The Tories have been very sensitive to issues of competence since Brexit, keen to hem in the Scottish Parliament so that it could not interfere with the unimpeded operation of absolute Westminster sovereignty.
That is bad enough and is a strong argument for setting aside the current settlement for the normality of independence.
But now we have an alliance of a Tory UK Government with extreme unionists (who are often also extreme Brexiteers) which actively seeks to negate whatever Scottish democracy decides .
This is far more than what Parnell described in Ireland in the 19th century – the Unionists’ injunction that a nation, no matter what it wants, can only go “thus far and no further”.
It is actually about getting rid of the Scottish Parliament entirely because it is the seat of a democracy that will no longer be denied.
There is a party standing in these elections which at least has the honesty to call itself the “Abolish Holyrood Party”.
The present UK Tory party shares the same aim but is pursing it with more guile.

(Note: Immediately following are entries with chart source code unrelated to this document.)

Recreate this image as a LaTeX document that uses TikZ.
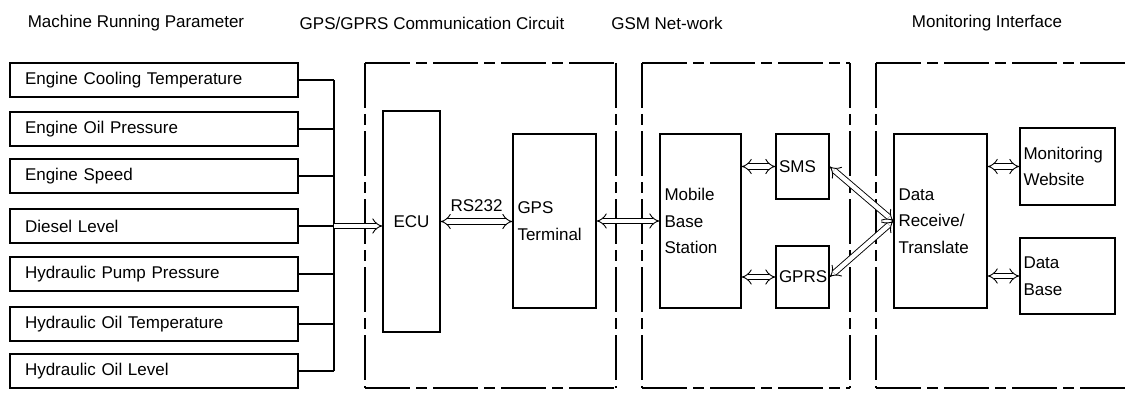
\documentclass[tikz,border=0pt]{standalone}
\usepackage{fontspec}
\setmainfont{Liberation Sans}
\usetikzlibrary{arrows.meta}
\begin{document}
\begin{tikzpicture}[x=1pt,y=-1pt,
  every node/.style={font=\fontsize{17}{26.5}\selectfont},
  box/.style={draw,line width=1.2pt,rectangle,inner sep=0pt},
  parbox/.style={box,minimum height=34pt,text width=258pt,inner xsep=15pt,align=left},
  frame/.style={line width=1.2pt,dash pattern=on 45pt off 6pt on 11pt off 6pt},
  conn/.style={line width=1.2pt},
  dbl/.style={double,double distance=4.5pt,line width=0.9pt},
  tip/.tip={Implies[scale=1.3]},
  title/.style={inner sep=0pt}]
\useasboundingbox (0,0) rectangle (1126,393);
% titles
\node[title] (t1) at (136,23) {Machine Running Parameter};
\node[title] (t2) at (432,23) {GPS/GPRS Communication Circuit};
\node[title] (t3) at (667,23) {GSM Net-work};
\node[title] (t4) at (987,23) {Monitoring Interface};
% frames
\draw[frame] (365,63) -- (616,63);
\draw[frame] (365,63) -- (365,388);
\draw[frame] (616,63) -- (616,388);
\draw[frame] (365,388) -- (616,388);
\draw[frame] (642,63) -- (850,63);
\draw[frame] (642,63) -- (642,388);
\draw[frame] (850,63) -- (850,388);
\draw[frame] (642,388) -- (850,388);
\draw[frame] (876,63) -- (1140,63);
\draw[frame] (876,63) -- (876,388);
\draw[frame] (876,388) -- (1140,388);
% parameter boxes
\node[parbox] (b1) at (154,80) {Engine Cooling Temperature};
\node[parbox] (b2) at (154,129) {Engine Oil Pressure};
\node[parbox] (b3) at (154,176) {Engine Speed};
\node[parbox] (b4) at (154,226) {Diesel Level};
\node[parbox] (b5) at (154,274) {Hydraulic Pump Pressure};
\node[parbox] (b6) at (154,324) {Hydraulic Oil Temperature};
\node[parbox] (b7) at (154,371) {Hydraulic Oil Level};
\coordinate (busx) at (334,0);
\foreach \i in {1,...,7}{\draw[conn] (b\i.east) -- (b\i.east -| busx);}
\draw[conn] (b1.east -| busx) -- (b7.east -| busx);
% blocks
\node[box,minimum width=57pt,minimum height=221pt] (ecu) at (411.5,221.5) {ECU};
\node[box,minimum width=83pt,minimum height=174pt,text width=74pt,align=left] (gps) at (554.5,221) {GPS\\Terminal};
\node[box,minimum width=81pt,minimum height=174pt,text width=72pt,align=left] (mbs) at (700.5,221) {Mobile\\Base\\Station};
\node[box,minimum width=53pt,minimum height=65pt,text width=47pt,align=left] (sms) at (802.5,166.5) {SMS};
\node[box,minimum width=53pt,minimum height=62pt,text width=47pt,align=left] (gprs) at (802.5,277) {GPRS};
\node[box,minimum width=93pt,minimum height=174pt,text width=84pt,align=left] (drt) at (940.5,221) {Data\\Receive/\\Translate};
\node[box,minimum width=95pt,minimum height=77pt,text width=88pt,align=left] (mw) at (1067.5,166.5) {Monitoring\\Website};
\node[box,minimum width=95pt,minimum height=76pt,text width=88pt,align=left] (db) at (1067.5,276) {Data\\Base};
% connectors
\draw[dbl,-tip] (b4.east -| busx) -- (b4.east -| ecu.west);
\draw[dbl,tip-tip] (ecu.east) -- (ecu.east -| gps.west) node[midway,above=9pt,inner sep=0pt] (rs) {RS232};
\draw[dbl,tip-tip] (gps.east) -- (gps.east -| mbs.west);
\draw[dbl,tip-tip] (sms.west -| mbs.east) -- (sms.west);
\draw[dbl,tip-tip] (gprs.west -| mbs.east) -- (gprs.west);
\draw[dbl,tip-tip] (sms.east) -- (drt.west);
\draw[dbl,tip-tip] (gprs.east) -- (drt.west);
\draw[dbl,tip-tip] (mw.west -| drt.east) -- (mw.west);
\draw[dbl,tip-tip] (db.west -| drt.east) -- (db.west);
\end{tikzpicture}
\end{document}
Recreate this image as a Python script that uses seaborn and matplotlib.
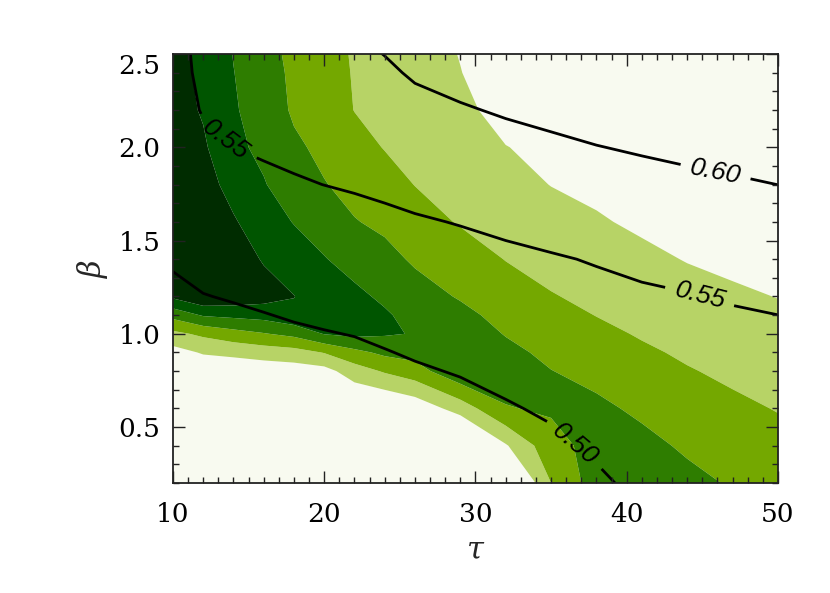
import matplotlib
matplotlib.use("Agg")
import matplotlib.pyplot as plt
import numpy as np
import seaborn as sns
from matplotlib.ticker import MultipleLocator

sns.set_theme(style="white")
plt.rcParams["font.family"] = ["DejaVu Serif"]
plt.rcParams["mathtext.fontset"] = "dejavuserif"

# grid
tau = [10, 12, 14, 16, 18, 20, 22, 24, 26, 29, 32, 35, 38, 41, 44, 47, 50]
beta = [0.2, 0.4, 0.6, 0.8, 0.9, 1.0, 1.1, 1.2, 1.4, 1.6, 1.8, 2.0, 2.2, 2.4, 2.6]

# filled field (band index), one list per tau column, bottom -> top in beta
band_by_tau = [
    [-3.0, -2.2, -1.4, -0.5, 0.1, 1.26, 2.83, 4.7, 5.2, 5.2, 5.1, 5.0, 4.95, 4.85, 4.8],
    [-2.6, -1.9, -1.1, -0.3, 0.6, 1.7, 3.6, 5.4, 5.3, 5.1, 4.9, 4.65, 4.4, 4.3, 4.15],
    [-2.4, -1.7, -0.9, -0.2, 0.75, 2.12, 3.75, 5.2, 5.0, 4.6, 4.15, 3.67, 3.58, 3.52, 3.42],
    [-2.2, -1.5, -0.8, -0.1, 0.95, 2.44, 3.88, 4.9, 4.42, 3.95, 3.55, 3.33, 3.15, 2.96, 2.78],
    [-2.0, -1.3, -0.7, 0.0, 1.1, 2.78, 4.3, 4.52, 3.97, 3.46, 3.08, 2.69, 2.35, 2.3, 2.22],
    [-1.8, -1.2, -0.6, 0.15, 1.55, 3.55, 3.95, 4.0, 3.55, 3.05, 2.55, 2.25, 2.0, 1.88, 1.78],
    [-1.6, -1.1, -0.7, 1.02, 2.23, 3.75, 3.85, 3.72, 3.14, 2.55, 2.18, 1.83, 1.48, 1.44, 1.4],
    [-1.4, -1.0, -0.6, 1.61, 2.72, 3.6, 3.62, 3.33, 2.79, 2.3, 1.87, 1.46, 1.3, 1.2, 1.12],
    [-1.5, -0.9, -0.2, 2.08, 2.87, 3.45, 3.17, 2.9, 2.37, 1.92, 1.48, 1.25, 1.1, 0.95, 0.83],
    [-2.2, -1.5, 0.95, 3.3, 3.2, 3.05, 2.75, 2.42, 2.0, 1.42, 1.2, 0.98, 0.7, 0.52, 0.42],
    [-1.4, 0.4, 2.45, 2.9, 2.75, 2.45, 2.2, 2.0, 1.47, 1.15, 0.82, 0.52, 0.2, 0.05, -0.1],
    [1.5, 2.15, 2.62, 2.52, 2.28, 2.05, 1.8, 1.55, 1.2, 0.85, 0.48, 0.3, 0.1, -0.05, -0.2],
    [3.0, 2.85, 2.7, 2.21, 1.97, 1.72, 1.48, 1.31, 0.95, 0.59, 0.3, 0.15, 0.0, -0.15, -0.3],
    [3.0, 2.77, 2.32, 1.86, 1.64, 1.42, 1.24, 1.06, 0.7, 0.35, 0.15, 0.0, -0.15, -0.3, -0.45],
    [2.76, 2.36, 1.96, 1.56, 1.37, 1.19, 1.01, 0.83, 0.46, 0.2, 0.0, -0.15, -0.3, -0.45, -0.6],
    [2.41, 2.04, 1.68, 1.33, 1.16, 0.99, 0.81, 0.64, 0.3, 0.05, -0.1, -0.25, -0.4, -0.55, -0.7],
    [2.11, 1.78, 1.46, 1.13, 0.97, 0.81, 0.65, 0.48, 0.16, -0.1, -0.25, -0.4, -0.55, -0.7, -0.85],
]

# contoured quantity, same layout
ratio_by_tau = [
    [0.4556, 0.4634, 0.4713, 0.4791, 0.4830, 0.4869, 0.4909, 0.4948, 0.5026, 0.5105, 0.5183, 0.5261, 0.5340, 0.5360, 0.5380],
    [0.4458, 0.4565, 0.4671, 0.4778, 0.4831, 0.4884, 0.4938, 0.4991, 0.5098, 0.5204, 0.5311, 0.5417, 0.5524, 0.5580, 0.5610],
    [0.4419, 0.4539, 0.4659, 0.4779, 0.4840, 0.4900, 0.4960, 0.5020, 0.5140, 0.5260, 0.5380, 0.5501, 0.5545, 0.5590, 0.5635],
    [0.4410, 0.4539, 0.4668, 0.4796, 0.4861, 0.4925, 0.4990, 0.5054, 0.5183, 0.5312, 0.5441, 0.5534, 0.5596, 0.5659, 0.5722],
    [0.4446, 0.4574, 0.4703, 0.4831, 0.4895, 0.4960, 0.5024, 0.5088, 0.5216, 0.5345, 0.5473, 0.5565, 0.5647, 0.5729, 0.5811],
    [0.4470, 0.4599, 0.4728, 0.4857, 0.4922, 0.4986, 0.5051, 0.5116, 0.5245, 0.5374, 0.5502, 0.5602, 0.5701, 0.5800, 0.5900],
    [0.4487, 0.4618, 0.4749, 0.4880, 0.4945, 0.5010, 0.5076, 0.5141, 0.5272, 0.5403, 0.5530, 0.5644, 0.5758, 0.5873, 0.5987],
    [0.4537, 0.4666, 0.4794, 0.4922, 0.4987, 0.5051, 0.5115, 0.5180, 0.5307, 0.5436, 0.5563, 0.5690, 0.5816, 0.5943, 0.6070],
    [0.4591, 0.4716, 0.4841, 0.4967, 0.5029, 0.5092, 0.5155, 0.5217, 0.5343, 0.5469, 0.5608, 0.5752, 0.5897, 0.6041, 0.6186],
    [0.4651, 0.4774, 0.4897, 0.5020, 0.5081, 0.5142, 0.5204, 0.5265, 0.5388, 0.5514, 0.5665, 0.5817, 0.5969, 0.6121, 0.6272],
    [0.4741, 0.4856, 0.4972, 0.5087, 0.5145, 0.5203, 0.5261, 0.5318, 0.5434, 0.5566, 0.5723, 0.5880, 0.6036, 0.6192, 0.6349],
    [0.4829, 0.4937, 0.5044, 0.5152, 0.5205, 0.5259, 0.5313, 0.5367, 0.5474, 0.5620, 0.5777, 0.5935, 0.6092, 0.6249, 0.6407],
    [0.4951, 0.5045, 0.5138, 0.5231, 0.5278, 0.5325, 0.5372, 0.5418, 0.5520, 0.5677, 0.5834, 0.5991, 0.6148, 0.6305, 0.6462],
    [0.5071, 0.5148, 0.5225, 0.5303, 0.5341, 0.5380, 0.5419, 0.5457, 0.5569, 0.5725, 0.5880, 0.6036, 0.6191, 0.6347, 0.6502],
    [0.5135, 0.5205, 0.5275, 0.5345, 0.5380, 0.5415, 0.5450, 0.5485, 0.5619, 0.5771, 0.5924, 0.6076, 0.6229, 0.6381, 0.6534],
    [0.5180, 0.5246, 0.5312, 0.5378, 0.5411, 0.5444, 0.5477, 0.5521, 0.5668, 0.5815, 0.5962, 0.6109, 0.6256, 0.6403, 0.6550],
    [0.5221, 0.5283, 0.5345, 0.5407, 0.5438, 0.5469, 0.5499, 0.5572, 0.5715, 0.5858, 0.6001, 0.6145, 0.6288, 0.6431, 0.6574],
]

band_levels = [-10, 0.5, 1.5, 2.5, 3.5, 4.5, 10]
band_colors = ["#f8faf0", "#b7d366", "#74a800", "#2e7d00", "#005500", "#002c00"]
line_levels = [0.50, 0.55, 0.60]
x_ticks = [10, 20, 30, 40, 50]
y_ticks = [0.5, 1.0, 1.5, 2.0, 2.5]

# where the inline labels sit
label_spots = [(13.3, 2.02), (36.7, 0.42), (44.9, 1.23), (45.9, 1.88)]

T, B = np.meshgrid(tau, beta)
band = np.array(band_by_tau).T
ratio = np.array(ratio_by_tau).T

fig, ax = plt.subplots(figsize=(8.3, 5.93), dpi=100)
fig.subplots_adjust(left=0.2084, right=0.9373, bottom=0.1855, top=0.9089)
ax.set_axisbelow(False)  # seaborn puts the axis under the fills; ticks must show

ax.contourf(T, B, band, levels=band_levels, colors=sns.color_palette(band_colors), antialiased=True)
cs = ax.contour(T, B, ratio, levels=line_levels, colors="black", linewidths=2.0)
with plt.rc_context({"font.family": ["Liberation Sans"], "font.style": "italic"}):
    ax.clabel(cs, fmt="%.2f", fontsize=19, inline=True, inline_spacing=10, manual=label_spots)

ax.set_xlim(10, 50)
ax.set_ylim(0.2, 2.5)
ax.set_xticks(x_ticks)
ax.set_xticklabels([str(v) for v in x_ticks])
ax.set_yticks(y_ticks)
ylabs = ax.set_yticklabels([f"{v:.1f}" for v in y_ticks])
ylabs[-1].set_verticalalignment("top")
ax.xaxis.set_minor_locator(MultipleLocator(1))
ax.yaxis.set_minor_locator(MultipleLocator(0.1))
ax.tick_params(which="both", direction="in", bottom=True, left=True, top=True, right=True,
               color="#222222", width=1)
ax.tick_params(which="major", length=8.6, labelsize=19, labelcolor="black")
ax.tick_params(which="minor", length=4.3)
ax.tick_params(axis="x", which="major", pad=14)
ax.tick_params(axis="y", which="major", pad=9)
for sp in ax.spines.values():
    sp.set_linewidth(1.3)
    sp.set_color("#222222")
    sp.set_zorder(5)

ax.set_xlabel(r"$\tau$", fontsize=22, labelpad=6)
ax.set_ylabel(r"$\beta$", fontsize=22, labelpad=6)

fig.savefig("out.png", dpi=100)
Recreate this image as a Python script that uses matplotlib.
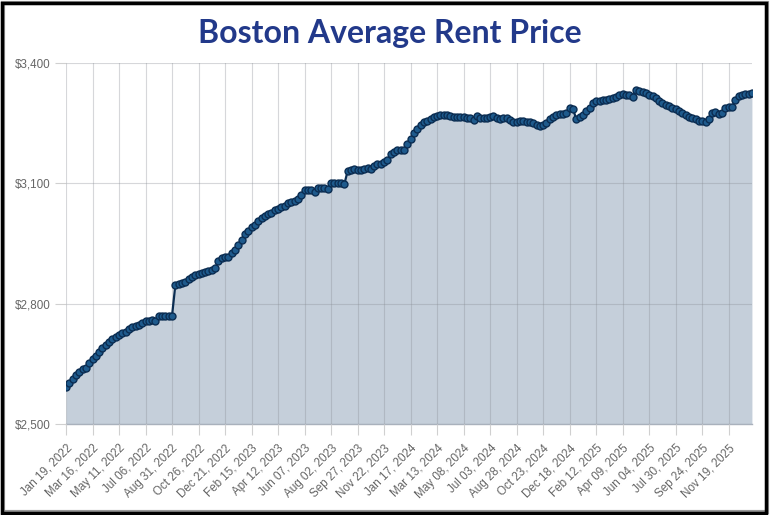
import numpy as np
import pandas as pd
import matplotlib
matplotlib.use("Agg")
import matplotlib.pyplot as plt
import matplotlib.dates as mdates
from matplotlib.patches import Rectangle
from matplotlib.ticker import FuncFormatter

# weekly average rent, Boston, starting Wed Jan 19, 2022
start_date = "2022-01-19"
rent = [
    2593, 2603, 2612, 2622, 2630, 2637, 2640, 2651, 2661, 2670,
    2679, 2689, 2697, 2704, 2711, 2718, 2722, 2726, 2730, 2736,
    2743, 2744, 2747, 2753, 2758, 2758, 2759, 2758, 2768, 2768,
    2768, 2769, 2770, 2847, 2848, 2851, 2853, 2861, 2866, 2871,
    2873, 2876, 2879, 2881, 2884, 2888, 2907, 2915, 2917, 2917,
    2926, 2934, 2946, 2959, 2974, 2982, 2992, 2996, 3006, 3014,
    3019, 3023, 3027, 3034, 3036, 3041, 3044, 3052, 3054, 3057,
    3060, 3071, 3084, 3084, 3084, 3079, 3088, 3089, 3089, 3085,
    3102, 3102, 3100, 3100, 3098, 3131, 3132, 3135, 3132, 3132,
    3135, 3137, 3135, 3143, 3147, 3148, 3152, 3158, 3173, 3179,
    3182, 3182, 3183, 3198, 3210, 3225, 3235, 3246, 3254, 3256,
    3260, 3265, 3268, 3270, 3271, 3271, 3268, 3266, 3265, 3265,
    3265, 3263, 3262, 3258, 3268, 3263, 3264, 3264, 3266, 3268,
    3262, 3260, 3262, 3262, 3258, 3252, 3252, 3256, 3256, 3252,
    3252, 3251, 3246, 3244, 3246, 3250, 3260, 3265, 3271, 3272,
    3272, 3275, 3287, 3285, 3260, 3265, 3271, 3281, 3287, 3299,
    3304, 3306, 3307, 3308, 3310, 3312, 3316, 3321, 3323, 3321,
    3319, 3315, 3333, 3331, 3328, 3325, 3321, 3318, 3312, 3306,
    3300, 3296, 3293, 3289, 3285, 3281, 3275, 3271, 3266, 3264,
    3260, 3256, 3256, 3254, 3260, 3275, 3277, 3273, 3275, 3287,
    3290, 3291, 3308, 3318, 3321, 3322, 3322, 3326,
]
dates = pd.date_range(start_date, periods=len(rent), freq="7D")
tick_dates = pd.date_range(start_date, "2025-11-19", freq="56D")
y_ticks = [2500, 2800, 3100, 3400]

fig = plt.figure(figsize=(7.72, 5.15), dpi=100)
ax = fig.add_axes([0.0855, 0.1767, 0.8885, 0.701])

ax.fill_between(dates, rent, 2500, color="#c5cfda", zorder=1, linewidth=0)
ax.plot(dates, rent, color="#0b2d52", linewidth=1.6, marker="o",
        markersize=5.0, markerfacecolor="#1e5a8c", markeredgecolor="#0b2d52",
        markeredgewidth=1.0, zorder=3)

ax.set_xlim(dates[0], dates[-1])
ax.set_ylim(2500, 3400)
ax.set_yticks(y_ticks)
ax.yaxis.set_major_formatter(FuncFormatter(lambda v, p: "${:,.0f}".format(v)))
ax.set_xticks(tick_dates)
ax.xaxis.set_major_formatter(mdates.DateFormatter("%b %d, %Y"))

ax.grid(True, color="#8a8f96", alpha=0.35, linewidth=0.8, zorder=2)
ax.set_axisbelow(False)
for s in ["top", "right", "left"]:
    ax.spines[s].set_visible(False)
ax.spines["bottom"].set_color("#a9b1bc")
ax.spines["bottom"].set_linewidth(1.0)
ax.tick_params(axis="both", colors="#d0d0d0", length=8, width=0.8,
               labelcolor="#666666", labelsize=8.4)
ax.tick_params(axis="y", pad=3)
ax.tick_params(axis="x", pad=5)
for lbl in ax.get_xticklabels():
    lbl.set_rotation(45)
    lbl.set_ha("right")
    lbl.set_rotation_mode("anchor")
    lbl.set_fontfamily("Liberation Sans")
for lbl in ax.get_yticklabels():
    lbl.set_fontfamily("Liberation Sans")

fig.text(0.505, 0.935, "Boston Average Rent Price", ha="center", va="center",
         fontsize=23, fontweight="bold", color="#22398a", family="Lato")

# frame around the picture
fig.patches.append(Rectangle((0.004, 0.006), 0.99, 0.988, transform=fig.transFigure,
                             fill=False, edgecolor="#9a9a9a", linewidth=3, zorder=9))
fig.patches.append(Rectangle((0.002, 0.004), 0.99, 0.99, transform=fig.transFigure,
                             fill=False, edgecolor="black", linewidth=2.5, zorder=10))

fig.savefig("out.png", dpi=100)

I have no doubt that Alister Jack would be delighted if there was no Scottish Parliament. I also have no doubt that the only way to stop him achieving that aim is to secure the full powers of a normal nation for our Parliament.
It is no longer devolution or independence. Devolution is being killed stone dead, to steal a phrase from a former Secretary of State, by the UK Government itself.
The choice now is either independence or the silencing of Scotland. Nothing else is possible.